Gold Hedges Reward But Seen Falling to New Low

July 26, 2013 at 09:33


A plunge in the price of gold this year has led to gains for Australian miners who struck hedging deals as protection against sharp price swings.

The precious metal has fallen sharply since the start of the year, hitting a three-year low of $1,180 a troy ounce last month. It has declined further in Australian dollar terms.

The move has helped several companies with forward contracts to buy gold on the market and deliver the metal, said gold consultants Thomson Reuters in its quarterly report.

“Australian dollar denominated put and forward sale contracts became increasingly in-the-money during the second quarter,” said Matthew Piggott, analyst at Thomson Reuters .

Some miners such as Reed Resources have used the proceeds to pay back loans. The Australian miner said it had closed its hedging position, realising $27m in cash and repaying $19m loans from Credit Suisse. Other junior miners including Mutiny Gold and Teranga Gold also eliminated their hedging contracts.

Hedging – in which gold miners use forward sales or options to protect themselves against price declines – secures the delivery price of the metal, but is not popular with the sector’s shareholders as it also caps the gains in a rising market. Although most miners would rather not hedge, banks have required smaller producers to enter into hedging contracts as part of a lending or project finance agreement.

Among the miners who turned to hedging to stabilise some of their returns was Petropavlovsk, the London-listed mid-cap gold miner run by Peter Hambro.

The company hedged just under half its production earlier this year at a price of $1,663 a troy ounce, well above current prices of $1,350. Later, it hedged another three tonnes of gold at $1,408 “in response to the volatility in the gold price”.

Miners Red 5 and Shanta Gold were among a handful of miners entering into small hedging contracts.

For much of the past decade, the gold price has risen. Yet, even in the face of falling prices, not many miners were turning to hedging, said Thomson Reuters.

“Many shareholders still have bad memories from hedging in the early 2000s,” said Mr Piggott. There was also a view that prices had already fallen and executives were worried about a further erosion of shareholder value were they to enter hedging contracts and the gold price rebounded.

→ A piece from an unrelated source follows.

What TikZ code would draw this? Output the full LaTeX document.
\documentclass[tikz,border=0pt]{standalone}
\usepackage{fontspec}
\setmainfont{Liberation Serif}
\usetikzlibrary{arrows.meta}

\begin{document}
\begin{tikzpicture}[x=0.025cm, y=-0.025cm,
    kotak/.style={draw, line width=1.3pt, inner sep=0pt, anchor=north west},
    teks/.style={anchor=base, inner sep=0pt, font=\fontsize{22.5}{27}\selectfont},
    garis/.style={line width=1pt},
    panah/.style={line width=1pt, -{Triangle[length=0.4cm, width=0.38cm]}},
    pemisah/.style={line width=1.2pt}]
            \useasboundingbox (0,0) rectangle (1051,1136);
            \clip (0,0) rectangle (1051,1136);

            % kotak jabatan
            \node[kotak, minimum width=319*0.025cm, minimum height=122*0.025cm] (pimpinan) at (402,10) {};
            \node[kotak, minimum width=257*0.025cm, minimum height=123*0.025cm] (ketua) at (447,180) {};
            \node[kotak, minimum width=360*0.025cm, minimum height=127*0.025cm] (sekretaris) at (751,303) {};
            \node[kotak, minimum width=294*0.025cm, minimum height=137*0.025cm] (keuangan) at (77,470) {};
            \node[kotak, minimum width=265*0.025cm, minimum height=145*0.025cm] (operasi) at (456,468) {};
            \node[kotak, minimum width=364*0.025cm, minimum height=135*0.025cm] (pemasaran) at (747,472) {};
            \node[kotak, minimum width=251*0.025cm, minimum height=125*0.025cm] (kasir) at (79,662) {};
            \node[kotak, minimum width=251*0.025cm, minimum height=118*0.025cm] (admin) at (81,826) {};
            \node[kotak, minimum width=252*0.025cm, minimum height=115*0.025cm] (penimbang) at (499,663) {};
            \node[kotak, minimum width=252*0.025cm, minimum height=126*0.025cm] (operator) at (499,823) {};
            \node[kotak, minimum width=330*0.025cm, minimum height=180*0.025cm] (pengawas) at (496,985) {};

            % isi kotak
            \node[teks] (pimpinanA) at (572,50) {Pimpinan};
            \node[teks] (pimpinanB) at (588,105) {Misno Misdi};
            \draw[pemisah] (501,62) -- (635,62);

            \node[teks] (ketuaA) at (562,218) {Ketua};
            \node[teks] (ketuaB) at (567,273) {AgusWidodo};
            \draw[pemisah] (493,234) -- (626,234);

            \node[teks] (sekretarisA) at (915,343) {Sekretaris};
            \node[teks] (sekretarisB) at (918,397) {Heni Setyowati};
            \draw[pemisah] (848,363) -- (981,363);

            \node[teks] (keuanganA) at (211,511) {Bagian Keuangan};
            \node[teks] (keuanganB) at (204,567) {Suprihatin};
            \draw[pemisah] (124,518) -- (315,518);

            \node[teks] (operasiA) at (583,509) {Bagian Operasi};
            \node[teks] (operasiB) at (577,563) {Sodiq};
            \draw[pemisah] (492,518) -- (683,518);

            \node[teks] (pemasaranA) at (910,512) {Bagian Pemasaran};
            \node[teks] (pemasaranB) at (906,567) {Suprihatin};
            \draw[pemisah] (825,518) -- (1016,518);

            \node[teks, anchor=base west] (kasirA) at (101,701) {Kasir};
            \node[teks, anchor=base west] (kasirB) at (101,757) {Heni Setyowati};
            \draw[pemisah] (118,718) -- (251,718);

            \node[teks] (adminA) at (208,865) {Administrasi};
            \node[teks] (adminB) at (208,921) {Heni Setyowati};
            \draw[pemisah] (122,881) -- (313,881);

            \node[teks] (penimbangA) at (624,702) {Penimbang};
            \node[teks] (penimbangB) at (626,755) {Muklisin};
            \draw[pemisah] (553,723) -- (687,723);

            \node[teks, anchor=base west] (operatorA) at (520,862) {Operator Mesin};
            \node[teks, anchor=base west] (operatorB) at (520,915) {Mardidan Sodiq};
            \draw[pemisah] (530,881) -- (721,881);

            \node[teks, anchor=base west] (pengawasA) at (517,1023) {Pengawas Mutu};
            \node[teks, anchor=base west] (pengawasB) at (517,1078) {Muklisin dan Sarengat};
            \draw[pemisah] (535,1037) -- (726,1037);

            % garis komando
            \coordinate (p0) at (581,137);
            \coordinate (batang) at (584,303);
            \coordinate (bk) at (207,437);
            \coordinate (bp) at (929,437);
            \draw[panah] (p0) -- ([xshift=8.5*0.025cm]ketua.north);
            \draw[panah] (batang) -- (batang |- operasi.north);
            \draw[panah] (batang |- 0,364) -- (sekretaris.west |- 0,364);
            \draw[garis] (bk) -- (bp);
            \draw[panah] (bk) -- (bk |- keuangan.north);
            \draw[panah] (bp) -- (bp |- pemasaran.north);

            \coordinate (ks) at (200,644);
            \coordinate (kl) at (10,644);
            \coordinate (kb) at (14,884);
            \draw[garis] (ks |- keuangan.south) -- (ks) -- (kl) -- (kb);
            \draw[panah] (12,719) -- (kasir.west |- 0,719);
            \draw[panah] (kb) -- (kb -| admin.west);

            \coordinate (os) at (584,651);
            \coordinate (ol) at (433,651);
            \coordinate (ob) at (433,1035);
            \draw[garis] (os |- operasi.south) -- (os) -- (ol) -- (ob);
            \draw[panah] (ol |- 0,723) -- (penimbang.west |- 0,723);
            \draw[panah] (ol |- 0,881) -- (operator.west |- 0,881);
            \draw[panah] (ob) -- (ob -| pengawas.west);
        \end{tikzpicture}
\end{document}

Moreover, with margins falling sharply, companies were now concentrating on reducing costs and streamlining operations rather than entering into new agreements, he added.

The low level of new contracts, the “de-hedging” by miners delivering against their existing contracts, as expiring hedges and contracts being terminated means the outstanding volume of the yellow metal related to the producers’ hedging contracts has fallen to a new low.

At the end of the first quarter, gold linked to miners’ outstanding hedge positions fell 9 per cent from the previous quarter to 112 tonnes, the lowest quarterly level since the consultancy started reporting the data in 2002.